The basic problem now, however, is what elements in its history
it may emphasise and recombine for its effective self-statement
in the present challenge; what it may modify and what it may reject
(Fazlur Rahman). There is, I believe, much less ambiguity in the
realm of education. The principles of intellectual integrity necessitate
a fundamental reconstruction of educational thought.
In
the second half of the 19th century, the traditional system of education
was reorganised to prevent the influx of subversive ideas from the
religiously alien and ‘‘morally inferior’’ British, and to put a
premium on unorthodox thought and learning. Today, the Muslim communities
are faced with a different challenge, i.e., to define their agenda
in response to the currents of change and progress.

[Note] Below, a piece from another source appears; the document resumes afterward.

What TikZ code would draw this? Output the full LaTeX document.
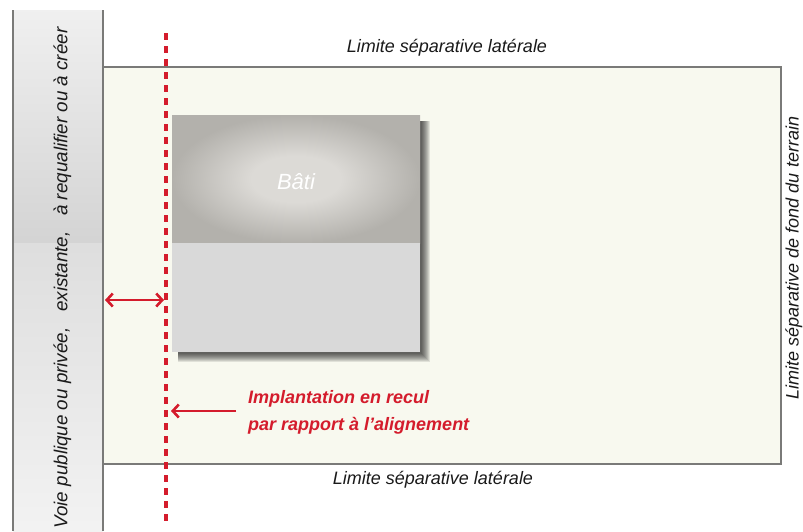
\documentclass[tikz,border=0pt]{standalone}
\usepackage{fontspec}
\setmainfont{Liberation Sans}
\usetikzlibrary{arrows.meta}
\definecolor{redc}{HTML}{D41C2C}
\definecolor{cream}{HTML}{F8F9EF}
\definecolor{frame}{HTML}{7A7A78}
\definecolor{txt}{HTML}{1A1A1A}
\definecolor{batiin}{HTML}{DCDAD6}
\definecolor{batiout}{HTML}{B3B1AC}
\pgfdeclareradialshading{batishade}{\pgfpoint{0bp}{0bp}}{color(0bp)=(batiin); color(9bp)=(batiin); color(25bp)=(batiout); color(50bp)=(batiout)}
\tikzset{
  lbl/.style={font=\fontsize{18}{20}\selectfont\itshape, text=txt, inner sep=0pt},
  redlbl/.style={font=\fontsize{18}{27}\selectfont\bfseries\itshape, text=redc, inner sep=0pt, align=left, anchor=west},
  redarrow/.style={draw=redc, line width=2.6pt},
  tipb/.tip={Straight Barb[length=6pt,width=13pt]},
}
\begin{document}
\begin{tikzpicture}[x=1pt,y=-1pt]
\useasboundingbox (0,0) rectangle (803,531);
\clip (0,0) rectangle (803,531);
\fill[white] (0,0) rectangle (803,531);
% left strip
\shade[top color=white!94!black, bottom color=white!83!black] (13,10) rectangle (103,243);
\shade[top color=white!87!black, bottom color=white!95!black] (13,243) rectangle (103,531);
\draw[frame, line width=1.2pt] (13,10) -- (13,531);
\draw[frame, line width=1.2pt] (103,10) -- (103,531);
\node[lbl, font=\fontsize{18.8}{20}\selectfont\itshape, rotate=90] (voie) at (62.5,278) {Voie publique ou privée,\ \ \ existante,\ \ \ à requalifier ou à créer};
% parcel
\fill[cream] (103,67) rectangle (781,464);
\draw[frame, line width=1.5pt] (103,67) rectangle (781,464);
\node[lbl] (top) at (447,48) {Limite séparative latérale};
\node[lbl] (bot) at (433,480) {Limite séparative latérale};
\node[lbl, rotate=90, anchor=south] (fond) at (802.5,258) {Limite séparative de fond du terrain};
% building shadow
\foreach \i in {1,...,9}{
  \fill[black, opacity=0.095] (178,121) rectangle (421+\i,353+\i);
}
\shade[shading=batishade] (172,115) rectangle (420,243);
\fill[white!85!black] (172,243) rectangle (420,352);
\node[font=\fontsize{22}{24}\selectfont\itshape, text=white, inner sep=0pt] (bati) at (296,182) {Bâti};
% dotted alignment line
\coordinate (d1) at (166,33);
\coordinate (d2) at (166,527);
\draw[redc, line width=4.6pt, dash pattern=on 7pt off 6pt] (d1) -- (d2);
% arrows
\coordinate (a1) at (105,300);
\coordinate (a2) at (164,300);
\draw[redarrow, {tipb}-{tipb}] (a1) -- (a2);
\coordinate (b1) at (236,411);
\coordinate (b2) at (171,411);
\draw[redarrow, -{tipb}] (b1) -- (b2);
\node[redlbl] (rec) at (248,412.5) {Implantation en recul\\par rapport à l'alignement};
\end{tikzpicture}
\end{document}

A standard curriculum
that excludes rational sciences is not good enough; instead, there
is a serious need for a constructive and bold humanism that would
restate and reinterpret Islamic educational ideas in the contemporary
social and cultural environment.
At
the same time, the current mindset towards our traditional centres
of learning needs to be changed. Just as all the ‘‘Hindu’’ or Arya
Samajist schools do not spew venom against Islam and Christianity,
the maktabs and madarsas do not necessarily nurture fundamentalist
ideas. Mostly dependent on public donations and drawing students
from poor families, they survive on the margins of India’s educational
paraphernalia. How can they breed terrorists? In the past, the same
maktabs and madarsas produced leading theologians, political activists
(thousands went to jail in response to the Gandhian movements) and
liberal reformers. They can still be the source of (for example,
the Deoband school) and the inspiration behind rationalist thought
and reformist initiatives.
The
real problem is the prevalence of widespread illiteracy and a higher
drop-out rate at the elementary stage. It is not clear whether Muslim
children are not sent to schools because of economic constraints,
the sting of the prevailing bias against Urdu, or because parents
in larger arts and crafts centres hardly consider it worthwhile
to give their children higher education. But one thing is for sure.
Part of the reason why maktabs and madarsas flourish is because
the state has not done enough to promote ‘‘secular’’ education in
mofussil towns and the rural hinterland. Hence, children of poor
Muslim families flock to religious schools. Over the decades, these
schools have performed a useful and legitimate role (as do the gurukuls
or the Christian schools). Let us not treat them with suspicion
and disdain but urge the government to creatively intervene in secularising
(not crass secularism) their curriculum and methods of instruction.
Islam
is ‘‘surrender to the Will of the God’’ — i.e., the determination
to implement the command of Allah. Given the place assigned to knowledge
in the Koran, one hopes that the managers of madarsas will discover
a fuller meaning of their role in Muslim society. The degree and
effectiveness of their vision may affect not only their own future
but also much of the world around them.